Copy out, with no alterations, the lines below running from the one containing "Recreate this image" to the one containing "const highlightIndex = 5;", inclusive at each end; pictures are omitted.

_ _ _ _

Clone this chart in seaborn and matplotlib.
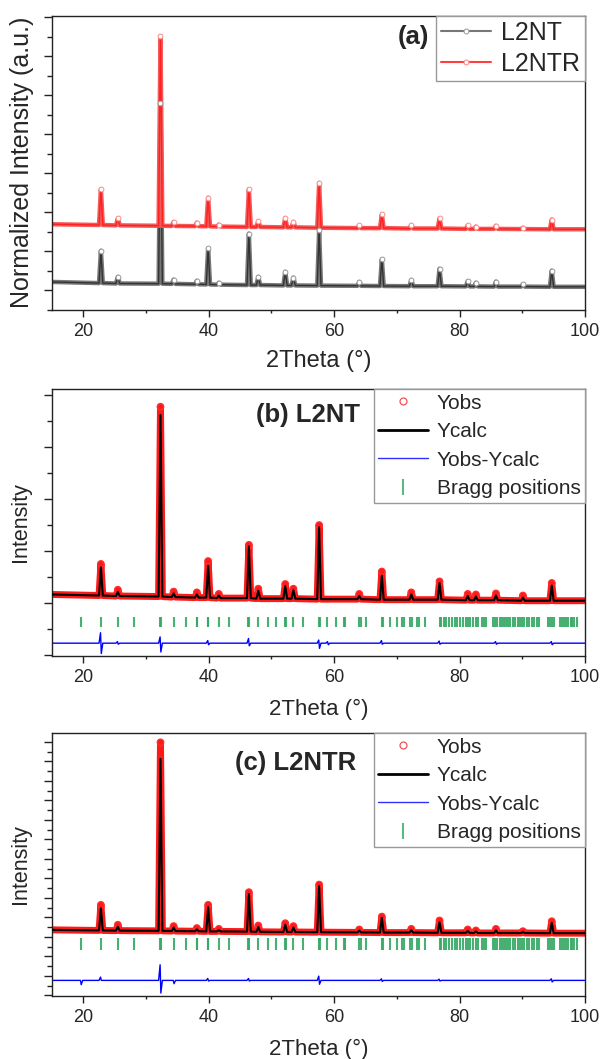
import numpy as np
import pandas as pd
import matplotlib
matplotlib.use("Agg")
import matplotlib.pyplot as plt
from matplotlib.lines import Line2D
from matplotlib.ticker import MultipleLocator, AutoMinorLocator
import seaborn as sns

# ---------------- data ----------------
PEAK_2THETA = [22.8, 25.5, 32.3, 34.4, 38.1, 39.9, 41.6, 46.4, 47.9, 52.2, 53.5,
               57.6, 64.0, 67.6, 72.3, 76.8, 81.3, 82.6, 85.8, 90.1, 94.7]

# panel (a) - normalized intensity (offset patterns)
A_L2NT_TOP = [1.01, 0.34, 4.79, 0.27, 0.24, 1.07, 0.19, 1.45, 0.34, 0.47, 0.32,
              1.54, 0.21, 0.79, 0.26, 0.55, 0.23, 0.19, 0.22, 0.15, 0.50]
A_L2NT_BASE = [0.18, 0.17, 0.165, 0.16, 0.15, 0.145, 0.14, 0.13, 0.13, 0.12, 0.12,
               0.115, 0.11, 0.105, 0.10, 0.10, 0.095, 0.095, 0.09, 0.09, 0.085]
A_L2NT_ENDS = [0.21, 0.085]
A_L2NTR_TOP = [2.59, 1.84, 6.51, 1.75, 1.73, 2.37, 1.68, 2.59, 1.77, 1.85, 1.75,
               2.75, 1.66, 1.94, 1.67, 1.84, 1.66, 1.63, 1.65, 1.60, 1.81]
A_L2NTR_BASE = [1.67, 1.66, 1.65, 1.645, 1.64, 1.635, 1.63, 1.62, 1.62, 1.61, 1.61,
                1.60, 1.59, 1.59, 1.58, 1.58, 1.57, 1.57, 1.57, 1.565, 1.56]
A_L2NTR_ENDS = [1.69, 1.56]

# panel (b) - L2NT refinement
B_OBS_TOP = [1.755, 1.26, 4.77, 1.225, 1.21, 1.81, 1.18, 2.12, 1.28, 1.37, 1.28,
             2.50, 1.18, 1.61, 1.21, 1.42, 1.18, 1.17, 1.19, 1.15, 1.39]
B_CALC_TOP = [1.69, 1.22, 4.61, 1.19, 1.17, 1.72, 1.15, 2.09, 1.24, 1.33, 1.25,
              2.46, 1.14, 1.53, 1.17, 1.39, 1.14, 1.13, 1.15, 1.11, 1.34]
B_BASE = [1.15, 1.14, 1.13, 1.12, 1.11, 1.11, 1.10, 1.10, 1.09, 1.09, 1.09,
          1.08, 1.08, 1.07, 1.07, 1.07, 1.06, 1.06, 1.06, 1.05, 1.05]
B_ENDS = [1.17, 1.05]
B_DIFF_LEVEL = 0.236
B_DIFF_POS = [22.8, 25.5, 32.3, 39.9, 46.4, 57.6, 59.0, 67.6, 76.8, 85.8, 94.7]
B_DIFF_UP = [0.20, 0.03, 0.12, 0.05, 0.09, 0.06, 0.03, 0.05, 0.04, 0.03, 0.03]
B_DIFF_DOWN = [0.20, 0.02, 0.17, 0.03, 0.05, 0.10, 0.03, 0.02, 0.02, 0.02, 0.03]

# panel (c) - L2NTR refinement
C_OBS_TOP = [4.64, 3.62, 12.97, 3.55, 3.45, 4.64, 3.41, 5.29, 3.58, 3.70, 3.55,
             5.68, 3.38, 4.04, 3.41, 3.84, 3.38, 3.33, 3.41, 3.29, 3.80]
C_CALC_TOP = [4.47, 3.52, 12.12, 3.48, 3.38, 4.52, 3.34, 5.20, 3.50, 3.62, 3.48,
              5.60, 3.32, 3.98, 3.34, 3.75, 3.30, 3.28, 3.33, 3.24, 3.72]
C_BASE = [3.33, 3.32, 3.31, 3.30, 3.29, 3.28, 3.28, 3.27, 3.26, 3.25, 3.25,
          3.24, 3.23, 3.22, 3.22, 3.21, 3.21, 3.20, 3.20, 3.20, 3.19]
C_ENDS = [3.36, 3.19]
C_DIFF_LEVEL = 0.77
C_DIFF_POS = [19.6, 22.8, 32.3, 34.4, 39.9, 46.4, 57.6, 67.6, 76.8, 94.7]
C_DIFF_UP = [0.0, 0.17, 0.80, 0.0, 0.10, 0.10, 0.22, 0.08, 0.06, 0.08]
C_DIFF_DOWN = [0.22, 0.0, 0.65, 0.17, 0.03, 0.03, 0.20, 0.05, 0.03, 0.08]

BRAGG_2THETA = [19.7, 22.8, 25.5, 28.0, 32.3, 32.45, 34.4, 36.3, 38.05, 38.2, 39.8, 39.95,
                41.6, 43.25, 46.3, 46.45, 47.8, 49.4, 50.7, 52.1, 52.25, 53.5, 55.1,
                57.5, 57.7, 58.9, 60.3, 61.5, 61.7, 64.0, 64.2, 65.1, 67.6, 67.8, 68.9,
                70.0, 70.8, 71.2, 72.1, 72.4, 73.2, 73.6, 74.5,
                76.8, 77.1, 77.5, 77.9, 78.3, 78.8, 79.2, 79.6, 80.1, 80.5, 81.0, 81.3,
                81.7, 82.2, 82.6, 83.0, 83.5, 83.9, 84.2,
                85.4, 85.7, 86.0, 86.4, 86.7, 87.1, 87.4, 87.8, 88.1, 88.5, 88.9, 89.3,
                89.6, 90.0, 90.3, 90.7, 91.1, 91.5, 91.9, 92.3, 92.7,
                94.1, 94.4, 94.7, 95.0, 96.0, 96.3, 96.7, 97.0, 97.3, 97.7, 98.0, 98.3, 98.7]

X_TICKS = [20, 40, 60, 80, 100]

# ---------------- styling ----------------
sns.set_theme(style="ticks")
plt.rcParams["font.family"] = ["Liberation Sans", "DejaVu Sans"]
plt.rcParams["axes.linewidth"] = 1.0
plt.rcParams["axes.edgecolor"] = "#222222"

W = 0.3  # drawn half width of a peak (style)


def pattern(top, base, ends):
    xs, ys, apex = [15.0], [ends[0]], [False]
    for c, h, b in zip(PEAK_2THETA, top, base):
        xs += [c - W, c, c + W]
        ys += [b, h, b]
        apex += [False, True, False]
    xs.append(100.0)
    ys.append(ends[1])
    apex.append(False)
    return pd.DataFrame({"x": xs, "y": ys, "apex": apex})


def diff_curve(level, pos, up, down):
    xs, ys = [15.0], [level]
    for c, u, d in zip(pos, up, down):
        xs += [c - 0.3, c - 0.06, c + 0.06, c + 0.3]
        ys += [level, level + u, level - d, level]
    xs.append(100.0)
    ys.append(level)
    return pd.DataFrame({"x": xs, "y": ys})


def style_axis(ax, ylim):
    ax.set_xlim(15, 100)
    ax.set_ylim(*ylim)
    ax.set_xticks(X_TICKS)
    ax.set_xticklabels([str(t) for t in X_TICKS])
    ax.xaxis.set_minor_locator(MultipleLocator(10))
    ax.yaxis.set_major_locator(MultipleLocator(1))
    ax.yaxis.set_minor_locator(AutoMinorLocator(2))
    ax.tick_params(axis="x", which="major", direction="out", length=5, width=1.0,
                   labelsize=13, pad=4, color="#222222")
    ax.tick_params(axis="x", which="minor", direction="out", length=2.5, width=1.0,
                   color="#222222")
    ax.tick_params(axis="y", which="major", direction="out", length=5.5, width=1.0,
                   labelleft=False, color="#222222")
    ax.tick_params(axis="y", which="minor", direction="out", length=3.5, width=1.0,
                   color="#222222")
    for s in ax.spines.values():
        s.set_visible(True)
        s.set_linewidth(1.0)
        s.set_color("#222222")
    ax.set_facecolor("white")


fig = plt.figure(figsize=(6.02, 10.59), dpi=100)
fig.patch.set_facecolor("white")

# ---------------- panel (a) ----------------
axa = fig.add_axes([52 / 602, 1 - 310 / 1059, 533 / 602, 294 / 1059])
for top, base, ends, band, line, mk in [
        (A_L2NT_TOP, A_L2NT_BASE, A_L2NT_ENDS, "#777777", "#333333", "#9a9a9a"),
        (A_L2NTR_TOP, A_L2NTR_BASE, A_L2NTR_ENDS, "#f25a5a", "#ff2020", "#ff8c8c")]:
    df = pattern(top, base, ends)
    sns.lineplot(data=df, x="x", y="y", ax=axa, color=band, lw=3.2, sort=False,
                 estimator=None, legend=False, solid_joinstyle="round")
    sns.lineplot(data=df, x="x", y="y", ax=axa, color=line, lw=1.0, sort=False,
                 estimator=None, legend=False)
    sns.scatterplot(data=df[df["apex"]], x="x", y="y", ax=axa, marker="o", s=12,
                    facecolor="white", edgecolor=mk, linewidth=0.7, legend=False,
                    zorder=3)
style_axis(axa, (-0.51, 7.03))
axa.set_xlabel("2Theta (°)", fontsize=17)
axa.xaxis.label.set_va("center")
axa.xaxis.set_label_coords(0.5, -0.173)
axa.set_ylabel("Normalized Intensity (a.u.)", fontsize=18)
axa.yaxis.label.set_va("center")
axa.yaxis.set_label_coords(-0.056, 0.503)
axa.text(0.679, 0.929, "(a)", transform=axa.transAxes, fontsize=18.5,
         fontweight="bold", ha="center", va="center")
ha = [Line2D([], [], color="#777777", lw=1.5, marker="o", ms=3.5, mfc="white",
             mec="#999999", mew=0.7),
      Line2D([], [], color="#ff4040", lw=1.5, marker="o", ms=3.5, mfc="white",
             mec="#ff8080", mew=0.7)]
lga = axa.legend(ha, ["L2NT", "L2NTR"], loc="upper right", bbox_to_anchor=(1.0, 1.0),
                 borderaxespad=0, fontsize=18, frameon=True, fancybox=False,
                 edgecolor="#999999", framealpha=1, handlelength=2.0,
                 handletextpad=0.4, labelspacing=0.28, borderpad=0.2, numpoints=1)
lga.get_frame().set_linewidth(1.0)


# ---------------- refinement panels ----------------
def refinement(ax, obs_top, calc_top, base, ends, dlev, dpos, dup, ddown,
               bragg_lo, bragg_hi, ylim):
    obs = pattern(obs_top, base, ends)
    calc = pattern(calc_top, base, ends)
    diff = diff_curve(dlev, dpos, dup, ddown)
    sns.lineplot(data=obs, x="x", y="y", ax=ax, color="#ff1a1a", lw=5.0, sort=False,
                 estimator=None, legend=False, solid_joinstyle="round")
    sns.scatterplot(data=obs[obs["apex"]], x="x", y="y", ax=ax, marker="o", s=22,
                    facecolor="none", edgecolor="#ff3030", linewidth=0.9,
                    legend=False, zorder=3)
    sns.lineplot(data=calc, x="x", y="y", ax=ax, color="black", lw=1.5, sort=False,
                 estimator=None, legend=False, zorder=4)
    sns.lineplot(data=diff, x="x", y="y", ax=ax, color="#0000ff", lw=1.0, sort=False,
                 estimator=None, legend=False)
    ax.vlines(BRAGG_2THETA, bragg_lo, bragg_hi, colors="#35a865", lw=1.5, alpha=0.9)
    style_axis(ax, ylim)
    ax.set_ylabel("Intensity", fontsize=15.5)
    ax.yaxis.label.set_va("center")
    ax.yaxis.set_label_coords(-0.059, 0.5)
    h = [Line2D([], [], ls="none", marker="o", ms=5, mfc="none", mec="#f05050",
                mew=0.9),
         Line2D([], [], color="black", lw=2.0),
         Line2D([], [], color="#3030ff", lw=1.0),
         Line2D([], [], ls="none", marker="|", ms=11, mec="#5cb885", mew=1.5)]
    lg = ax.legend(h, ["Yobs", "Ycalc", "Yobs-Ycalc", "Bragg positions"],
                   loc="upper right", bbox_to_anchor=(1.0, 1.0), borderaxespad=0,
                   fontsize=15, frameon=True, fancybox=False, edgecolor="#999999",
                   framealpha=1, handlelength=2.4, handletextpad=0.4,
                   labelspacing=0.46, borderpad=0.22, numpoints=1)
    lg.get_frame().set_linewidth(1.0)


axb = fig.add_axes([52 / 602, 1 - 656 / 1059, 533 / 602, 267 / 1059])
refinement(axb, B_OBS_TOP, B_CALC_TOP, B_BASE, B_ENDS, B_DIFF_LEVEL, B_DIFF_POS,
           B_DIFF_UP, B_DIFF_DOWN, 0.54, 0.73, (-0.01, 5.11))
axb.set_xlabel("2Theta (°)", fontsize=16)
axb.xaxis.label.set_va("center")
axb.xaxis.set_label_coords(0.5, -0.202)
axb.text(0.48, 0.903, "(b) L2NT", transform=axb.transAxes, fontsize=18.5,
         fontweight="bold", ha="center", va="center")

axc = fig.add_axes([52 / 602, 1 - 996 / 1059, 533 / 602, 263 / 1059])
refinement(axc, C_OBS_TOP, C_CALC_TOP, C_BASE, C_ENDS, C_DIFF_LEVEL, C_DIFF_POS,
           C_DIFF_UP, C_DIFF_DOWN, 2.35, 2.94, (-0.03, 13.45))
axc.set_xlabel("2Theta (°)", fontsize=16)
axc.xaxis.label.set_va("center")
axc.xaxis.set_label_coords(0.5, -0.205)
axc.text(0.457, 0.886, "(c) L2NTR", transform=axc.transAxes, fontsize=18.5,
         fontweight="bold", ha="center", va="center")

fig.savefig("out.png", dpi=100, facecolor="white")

_ _ _ _

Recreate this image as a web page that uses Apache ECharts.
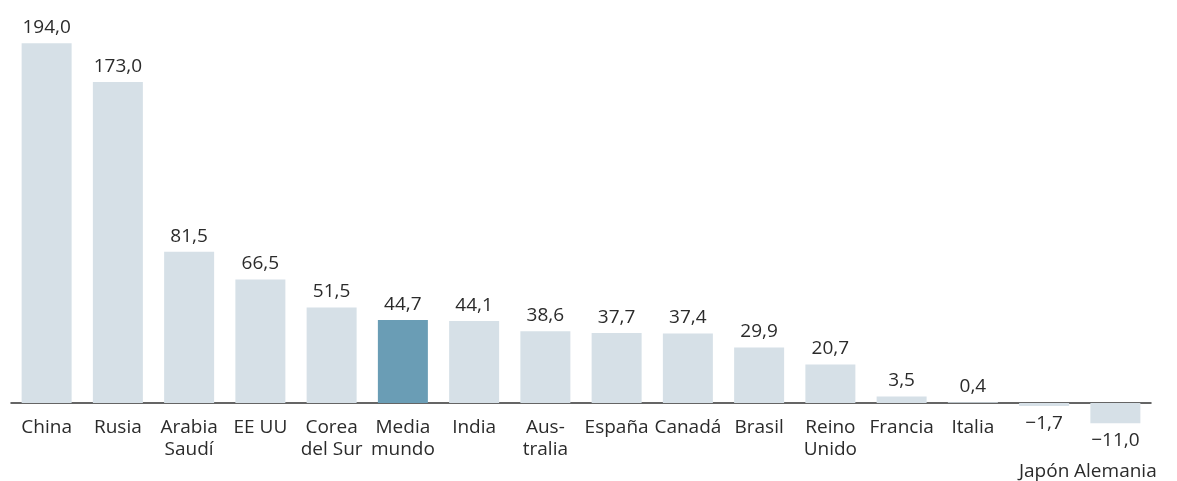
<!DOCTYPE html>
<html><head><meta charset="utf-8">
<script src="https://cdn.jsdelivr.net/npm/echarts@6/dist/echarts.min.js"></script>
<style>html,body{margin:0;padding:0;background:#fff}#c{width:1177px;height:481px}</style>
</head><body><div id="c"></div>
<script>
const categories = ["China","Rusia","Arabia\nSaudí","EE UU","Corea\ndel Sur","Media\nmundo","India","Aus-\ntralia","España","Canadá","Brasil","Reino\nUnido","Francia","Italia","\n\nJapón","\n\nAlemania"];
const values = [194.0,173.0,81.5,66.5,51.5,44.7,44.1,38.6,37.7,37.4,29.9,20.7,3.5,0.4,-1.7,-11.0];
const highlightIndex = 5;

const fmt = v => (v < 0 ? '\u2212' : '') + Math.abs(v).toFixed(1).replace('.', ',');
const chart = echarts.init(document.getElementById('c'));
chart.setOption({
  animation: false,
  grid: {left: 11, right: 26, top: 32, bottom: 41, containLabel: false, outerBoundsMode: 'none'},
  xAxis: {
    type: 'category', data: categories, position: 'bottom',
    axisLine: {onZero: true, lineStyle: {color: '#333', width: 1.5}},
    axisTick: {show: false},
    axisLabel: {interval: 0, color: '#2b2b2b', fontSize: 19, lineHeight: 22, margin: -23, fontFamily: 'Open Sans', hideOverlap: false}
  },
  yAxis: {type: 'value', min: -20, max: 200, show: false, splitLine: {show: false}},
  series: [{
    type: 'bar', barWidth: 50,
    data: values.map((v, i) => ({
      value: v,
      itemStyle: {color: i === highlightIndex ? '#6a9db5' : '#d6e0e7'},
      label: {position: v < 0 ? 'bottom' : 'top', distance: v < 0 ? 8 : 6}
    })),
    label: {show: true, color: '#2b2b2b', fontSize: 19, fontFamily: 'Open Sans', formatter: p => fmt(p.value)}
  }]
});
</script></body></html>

_ _ _ _

▶ _Solved exercise_
Recreate this image as a web page that uses Apache ECharts.
<!DOCTYPE html>
<html><head><meta charset="utf-8">
<script src="https://cdn.jsdelivr.net/npm/echarts@6/dist/echarts.min.js"></script>
<style>html,body{margin:0;padding:0;background:#fff}#c{width:1177px;height:481px}</style>
</head><body><div id="c"></div>
<script>
const categories = ["China","Rusia","Arabia\nSaudí","EE UU","Corea\ndel Sur","Media\nmundo","India","Aus-\ntralia","España","Canadá","Brasil","Reino\nUnido","Francia","Italia","\n\nJapón","\n\nAlemania"];
const values = [194.0,173.0,81.5,66.5,51.5,44.7,44.1,38.6,37.7,37.4,29.9,20.7,3.5,0.4,-1.7,-11.0];
const highlightIndex = 5;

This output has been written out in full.